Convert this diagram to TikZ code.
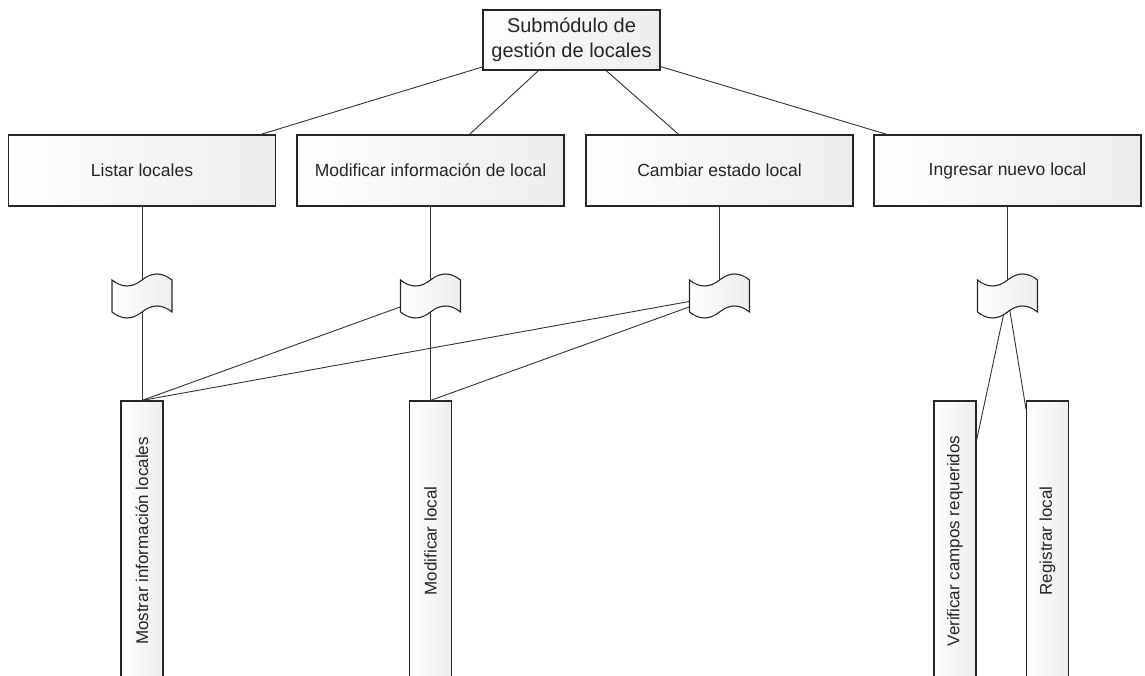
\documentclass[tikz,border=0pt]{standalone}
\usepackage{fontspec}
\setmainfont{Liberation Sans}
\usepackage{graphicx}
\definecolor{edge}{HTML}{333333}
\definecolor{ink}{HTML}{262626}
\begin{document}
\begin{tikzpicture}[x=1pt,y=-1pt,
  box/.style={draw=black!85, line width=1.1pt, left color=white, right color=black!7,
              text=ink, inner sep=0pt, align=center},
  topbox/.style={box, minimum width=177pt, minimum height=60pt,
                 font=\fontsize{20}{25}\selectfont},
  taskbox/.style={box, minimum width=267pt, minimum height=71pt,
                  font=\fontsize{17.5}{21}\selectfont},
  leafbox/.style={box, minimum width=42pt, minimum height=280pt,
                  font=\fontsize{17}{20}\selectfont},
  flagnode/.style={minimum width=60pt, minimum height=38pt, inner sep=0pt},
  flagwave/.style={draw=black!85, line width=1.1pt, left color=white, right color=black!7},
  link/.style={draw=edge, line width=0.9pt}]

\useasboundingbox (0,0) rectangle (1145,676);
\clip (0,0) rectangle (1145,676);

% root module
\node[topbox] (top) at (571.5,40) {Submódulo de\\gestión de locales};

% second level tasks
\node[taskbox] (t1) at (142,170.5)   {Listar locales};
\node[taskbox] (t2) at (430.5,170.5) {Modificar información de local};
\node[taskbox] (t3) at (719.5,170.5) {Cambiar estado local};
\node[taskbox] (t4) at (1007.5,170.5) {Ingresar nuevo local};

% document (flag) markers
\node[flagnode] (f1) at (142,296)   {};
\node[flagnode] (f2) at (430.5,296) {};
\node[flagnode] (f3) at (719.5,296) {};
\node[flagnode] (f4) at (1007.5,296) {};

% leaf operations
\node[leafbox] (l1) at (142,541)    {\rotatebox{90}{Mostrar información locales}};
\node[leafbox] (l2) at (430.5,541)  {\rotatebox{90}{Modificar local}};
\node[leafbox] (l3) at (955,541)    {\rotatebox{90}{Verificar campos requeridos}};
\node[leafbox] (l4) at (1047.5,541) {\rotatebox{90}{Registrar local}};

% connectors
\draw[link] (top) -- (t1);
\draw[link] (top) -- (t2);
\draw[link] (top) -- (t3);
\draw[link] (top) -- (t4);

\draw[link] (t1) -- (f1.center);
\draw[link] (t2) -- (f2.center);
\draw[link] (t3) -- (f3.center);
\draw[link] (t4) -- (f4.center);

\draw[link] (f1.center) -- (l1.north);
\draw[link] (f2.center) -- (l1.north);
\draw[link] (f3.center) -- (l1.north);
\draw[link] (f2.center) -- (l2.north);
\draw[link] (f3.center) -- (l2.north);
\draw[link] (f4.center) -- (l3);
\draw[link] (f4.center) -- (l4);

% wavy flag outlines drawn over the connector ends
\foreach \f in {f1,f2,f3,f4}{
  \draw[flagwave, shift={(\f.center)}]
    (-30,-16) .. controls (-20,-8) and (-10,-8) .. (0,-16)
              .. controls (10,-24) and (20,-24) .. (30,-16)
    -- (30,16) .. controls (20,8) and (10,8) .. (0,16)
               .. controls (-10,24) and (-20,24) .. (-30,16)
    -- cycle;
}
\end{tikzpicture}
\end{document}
◆ ◆ ◆ ◆ ◆ ◆ ◆
> **TASK PROMPT**
Leave the pictures out and output the rest of the listing exactly.

> **WRITTEN SOLUTION**
Convert this diagram to TikZ code.
\documentclass[tikz,border=0pt]{standalone}
\usepackage{fontspec}
\setmainfont{Liberation Sans}
\usepackage{graphicx}
\definecolor{edge}{HTML}{333333}
\definecolor{ink}{HTML}{262626}
\begin{document}
\begin{tikzpicture}[x=1pt,y=-1pt,
  box/.style={draw=black!85, line width=1.1pt, left color=white, right color=black!7,
              text=ink, inner sep=0pt, align=center},
  topbox/.style={box, minimum width=177pt, minimum height=60pt,
                 font=\fontsize{20}{25}\selectfont},
  taskbox/.style={box, minimum width=267pt, minimum height=71pt,
                  font=\fontsize{17.5}{21}\selectfont},
  leafbox/.style={box, minimum width=42pt, minimum height=280pt,
                  font=\fontsize{17}{20}\selectfont},
  flagnode/.style={minimum width=60pt, minimum height=38pt, inner sep=0pt},
  flagwave/.style={draw=black!85, line width=1.1pt, left color=white, right color=black!7},
  link/.style={draw=edge, line width=0.9pt}]

\useasboundingbox (0,0) rectangle (1145,676);
\clip (0,0) rectangle (1145,676);

% root module
\node[topbox] (top) at (571.5,40) {Submódulo de\\gestión de locales};

% second level tasks
\node[taskbox] (t1) at (142,170.5)   {Listar locales};
\node[taskbox] (t2) at (430.5,170.5) {Modificar información de local};
\node[taskbox] (t3) at (719.5,170.5) {Cambiar estado local};
\node[taskbox] (t4) at (1007.5,170.5) {Ingresar nuevo local};

% document (flag) markers
\node[flagnode] (f1) at (142,296)   {};
\node[flagnode] (f2) at (430.5,296) {};
\node[flagnode] (f3) at (719.5,296) {};
\node[flagnode] (f4) at (1007.5,296) {};

% leaf operations
\node[leafbox] (l1) at (142,541)    {\rotatebox{90}{Mostrar información locales}};
\node[leafbox] (l2) at (430.5,541)  {\rotatebox{90}{Modificar local}};
\node[leafbox] (l3) at (955,541)    {\rotatebox{90}{Verificar campos requeridos}};
\node[leafbox] (l4) at (1047.5,541) {\rotatebox{90}{Registrar local}};

% connectors
\draw[link] (top) -- (t1);
\draw[link] (top) -- (t2);
\draw[link] (top) -- (t3);
\draw[link] (top) -- (t4);

\draw[link] (t1) -- (f1.center);
\draw[link] (t2) -- (f2.center);
\draw[link] (t3) -- (f3.center);
\draw[link] (t4) -- (f4.center);

\draw[link] (f1.center) -- (l1.north);
\draw[link] (f2.center) -- (l1.north);
\draw[link] (f3.center) -- (l1.north);
\draw[link] (f2.center) -- (l2.north);
\draw[link] (f3.center) -- (l2.north);
\draw[link] (f4.center) -- (l3);
\draw[link] (f4.center) -- (l4);

% wavy flag outlines drawn over the connector ends
\foreach \f in {f1,f2,f3,f4}{
  \draw[flagwave, shift={(\f.center)}]
    (-30,-16) .. controls (-20,-8) and (-10,-8) .. (0,-16)
              .. controls (10,-24) and (20,-24) .. (30,-16)
    -- (30,16) .. controls (20,8) and (10,8) .. (0,16)
               .. controls (-10,24) and (-20,24) .. (-30,16)
    -- cycle;
}
\end{tikzpicture}
\end{document}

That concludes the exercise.